Los recientes cargos formulados en relación con la muerte de Matthew Perry hicieron que estos recuerdos me invadieran. No es ninguna sorpresa encontrarse con la insensibilidad, la codicia de los traficantes que saben con precisión experta cómo aprovecharse de los adictos. Pero en el caso de Perry, hemos visto una zona más turbia, un confuso terreno intermedio en el que la gente al parecer piensa en un principio que está ayudando, pero acaba permitiendo y finalmente haciendo daño. Dos médicos y el asistente personal de Perry han sido acusados, además de otras dos personas. Quizá estoy siendo generosa, pero supongo que los médicos, al menos en algún momento, respetaron la promesa de “no hacer daño”. Sin embargo, fue uno de los médicos quien envió el mensaje que decía: “Me pregunto cuánto pagará este imbécil”. Matthew Perry acabó pagando 55.000 dólares por unos 20 viales de ketamina. No tengo ni idea de cuál es el precio de mercado de la ketamina, pero 55.000 dólares me parece un poco caro.
Matthew Perry no era un imbécil. Era un hombre en un túnel oscuro, un túnel que resonaba con deseos desesperados que había intentado controlar, pero al final no lo consiguió. He visto a algunos en ese túnel que entienden, con escalofriante crueldad, cómo aprovecharse de los adictos y no tienen remordimientos de conciencia por hacerlo. Saben que el pensamiento racional y los instintos de autoconservación quedan ahogados por el deseo furioso de sentir una droga que recorre el cuerpo.

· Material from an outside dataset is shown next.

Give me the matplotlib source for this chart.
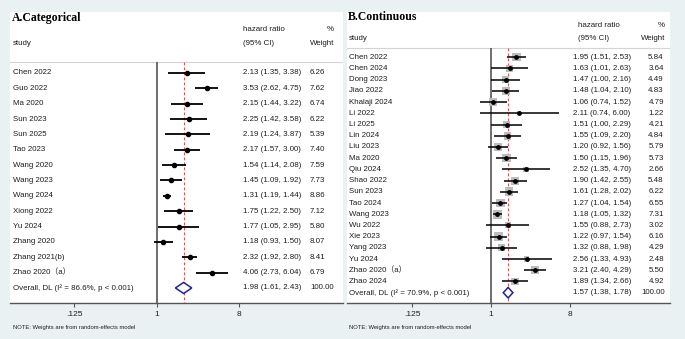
import matplotlib
matplotlib.use("Agg")
import matplotlib.pyplot as plt
import matplotlib.transforms as mtransforms
from matplotlib.ticker import NullLocator

plt.rcParams['font.family'] = ['Liberation Sans', 'Noto Sans CJK SC']

# A. Categorical
studies_a = ["Chen 2022", "Guo 2022", "Ma 2020", "Sun 2023", "Sun 2025", "Tao 2023",
             "Wang 2020", "Wang 2023", "Wang 2024", "Xiong 2022", "Yu 2024",
             "Zhang 2020", "Zhang 2021(b)", "Zhao 2020（a）"]
hr_a = [2.13, 3.53, 2.15, 2.25, 2.19, 2.17, 1.54, 1.45, 1.31, 1.75, 1.77, 1.18, 2.32, 4.06]
lo_a = [1.35, 2.62, 1.44, 1.42, 1.24, 1.57, 1.14, 1.09, 1.19, 1.22, 1.05, 0.93, 1.92, 2.73]
hi_a = [3.38, 4.75, 3.22, 3.58, 3.87, 3.00, 2.08, 1.92, 1.44, 2.50, 2.95, 1.50, 2.80, 6.04]
w_a = [6.26, 7.62, 6.74, 6.22, 5.39, 7.40, 7.59, 7.73, 8.86, 7.12, 5.80, 8.07, 8.41, 6.79]
overall_a = [1.98, 1.61, 2.43]
i2_a = 86.6

# B. Continuous
studies_b = ["Chen 2022", "Chen 2024", "Dong 2023", "Jiao 2022", "Khalaji 2024", "Li 2022",
             "Li 2025", "Lin 2024", "Liu 2023", "Ma 2020", "Qiu 2024", "Shao 2022",
             "Sun 2023", "Tao 2024", "Wang 2023", "Wu 2022", "Xie 2023", "Yang 2023",
             "Yu 2024", "Zhao 2020（a）", "Zhao 2024"]
hr_b = [1.95, 1.63, 1.47, 1.48, 1.06, 2.11, 1.51, 1.55, 1.20, 1.50, 2.52, 1.90, 1.61,
        1.27, 1.18, 1.55, 1.22, 1.32, 2.56, 3.21, 1.89]
lo_b = [1.51, 1.01, 1.00, 1.04, 0.74, 0.74, 1.00, 1.09, 0.92, 1.15, 1.35, 1.42, 1.28,
        1.04, 1.05, 0.88, 0.97, 0.88, 1.33, 2.40, 1.34]
hi_b = [2.53, 2.63, 2.16, 2.10, 1.52, 6.00, 2.29, 2.20, 1.56, 1.96, 4.70, 2.55, 2.02,
        1.54, 1.32, 2.73, 1.54, 1.98, 4.93, 4.29, 2.66]
w_b = [5.84, 3.64, 4.49, 4.83, 4.79, 1.22, 4.21, 4.84, 5.79, 5.73, 2.66, 5.48, 6.22,
       6.55, 7.31, 3.02, 6.16, 4.29, 2.48, 5.50, 4.92]
overall_b = [1.57, 1.38, 1.78]
i2_b = 70.9

xticks = [0.125, 1, 8]
xticklabels = [".125", "1", "8"]

bg = '#eaf1f3'
txt = '#1e1e1e'
W, H = 685, 339


def forest(rect, title, studies, hr, lo, hi, w, overall, i2, xl, yl, hdr, cols,
           box_scale, dot, lw, dh, note_xy):
    ax = fig.add_axes(rect)
    ax.set_facecolor('white')
    ax.set_xscale('log', base=2)
    ax.set_xlim(2 ** xl[0], 2 ** xl[1])
    ax.set_ylim(yl[1], yl[0])
    for s in ['top', 'left', 'right']:
        ax.spines[s].set_visible(False)
    ax.spines['bottom'].set_color('#555555')
    ax.spines['bottom'].set_linewidth(1.0)
    ax.set_yticks([])
    ax.set_xticks(xticks)
    ax.set_xticklabels(xticklabels)
    ax.xaxis.set_minor_locator(NullLocator())
    ax.tick_params(axis='x', direction='out', length=3, width=0.8, color='#555555',
                   labelsize=6, labelcolor=txt, pad=2.5)

    tr = mtransforms.blended_transform_factory(ax.transAxes, ax.transData)
    n = len(studies)
    rows = list(range(n))
    sep = hdr[3]

    # header
    ax.text(cols[0] - 0.002, hdr[0], title, transform=tr, family='Liberation Serif',
            weight='bold', fontsize=8.5, va='center', ha='left', color='black')
    ax.text(cols[1], hdr[1], "hazard ratio", transform=tr, fontsize=5.7, va='center', color=txt)
    ax.text(cols[4], hdr[1], "%", transform=tr, fontsize=5.7, va='center', ha='right', color=txt)
    ax.text(cols[0], hdr[2], "study", transform=tr, fontsize=5.7, va='center', color=txt)
    ax.text(cols[1], hdr[2], "(95% CI)", transform=tr, fontsize=5.7, va='center', color=txt)
    ax.text(cols[4], hdr[2], "Weight", transform=tr, fontsize=5.7, va='center', ha='right', color=txt)
    ax.axhline(sep, color='#d4d4d4', lw=0.8)

    # reference lines
    ax.vlines(1, sep, yl[1], color='#555555', lw=1.2)
    ax.vlines(overall[0], sep, yl[1], color='#d9534f', lw=0.8, linestyles=(0, (2.5, 2)))

    # studies
    if box_scale > 0:
        ax.scatter(hr, rows, marker='s', s=[box_scale * v for v in w], color='#bcbcbc',
                   edgecolors='none', zorder=3)
    ax.hlines(rows, lo, hi, color='black', lw=lw, zorder=4)
    ax.scatter(hr, rows, marker='o', s=dot, color='black', zorder=5)
    for i in rows:
        ax.text(cols[0], i, studies[i], transform=tr, fontsize=5.7, va='center', color=txt)
        ax.text(cols[2], i, f"{hr[i]:.2f} ({lo[i]:.2f}, {hi[i]:.2f})", transform=tr,
                fontsize=5.7, va='center', color=txt)
        ax.text(cols[3], i, f"{w[i]:.2f}", transform=tr, fontsize=5.7, va='center',
                ha='right', color=txt)

    # overall
    est, olo, ohi = overall
    ax.fill([olo, est, ohi, est, olo], [n, n - dh, n, n + dh, n], facecolor='white',
            edgecolor='#22228c', lw=1.1, zorder=5)
    ax.text(cols[0], n, f"Overall, DL (I² = {i2}%, p < 0.001)", transform=tr,
            fontsize=5.7, va='center', color=txt)
    ax.text(cols[2], n, f"{est:.2f} ({olo:.2f}, {ohi:.2f})", transform=tr,
            fontsize=5.7, va='center', color=txt)
    ax.text(cols[4], n, "100.00", transform=tr, fontsize=5.7, va='center', ha='right', color=txt)

    fig.text(note_xy[0] / W, 1 - note_xy[1] / H, "NOTE: Weights are from random-effects model",
             fontsize=4.2, va='center', color=txt)
    return ax


fig = plt.figure(figsize=(W / 100, H / 100), dpi=100)
fig.patch.set_facecolor(bg)

# panel A: plot region x 10..343 px, y 12..303 px
forest([10 / W, (H - 303) / H, 333 / W, 291 / H], "A.Categorical",
       studies_a, hr_a, lo_a, hi_a, w_a, overall_a, i2_a,
       xl=(-5.327, 6.78), yl=(-3.97, 14.98), hdr=(-3.58, -2.86, -1.95, -0.72),
       cols=(0.009, 0.70, 0.70, 0.946, 0.973), box_scale=0, dot=9, lw=1.3, dh=0.36,
       note_xy=(13, 327))

# panel B: plot region x 347..670 px, y 12..303 px
forest([347 / W, (H - 303) / H, 323 / W, 291 / H], "B.Continuous",
       studies_b, hr_b, lo_b, hi_b, w_b, overall_b, i2_b,
       xl=(-5.469, 6.798), yl=(-4.04, 21.92), hdr=(-3.6, -2.88, -1.72, -0.83),
       cols=(0.006, 0.715, 0.70, 0.981, 0.985), box_scale=6.3, dot=6, lw=1.1, dh=0.47,
       note_xy=(349, 328))

fig.savefig("out.png", dpi=100, facecolor=bg)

Cuando trabajaba en un restaurante, podía saber intuitivamente cuando los clientes tenían cocaína. Casi siempre acertaba. Salía al estacionamiento y me sentaba en autos con completos desconocidos solo para meterme una raya. Por estúpido que eso fuera, tampoco soy imbécil. Me dejé llevar por una adicción que te venda los ojos y te empuja en dirección a una sola cosa: la droga que ansías.
¿Algunas de las personas acusadas en relación con la muerte de Perry empezaron racionalizando? ¿Se decían cosas como: “Estamos ayudando a disminuir su dolor” o “Si no le damos esto, lo conseguirá en otra parte”? Sea como sea, parece que han acabado en el mismo frío terreno que los traficantes. Cuando Matthew Perry murió, dos de las cinco personas acusadas se enviaron un mensaje diciendo que borraran todos los mensajes anteriores.
Muchos tipos de personas se aprovechan de los adictos. Las más peligrosas son las que lo hacen con total lucidez, las que han memorizado el mapa de esta enfermedad, las que en algún momento decidieron que el beneficio monetario es más importante que la vida de un ser humano. Las que empiezan como facilitadores pueden unirse con demasiada facilidad a ese club.
Las personas que se dicen a sí mismas que están ayudando a menudo llegan a expresar remordimientos. Quizá las cinco personas acusadas de la muerte de Matthew Perry también lo hagan. Habiendo conocido demasiado de ese mundo oscuro, por mi parte, no les creeré.
Este artículo apareció originalmente en The New York Times.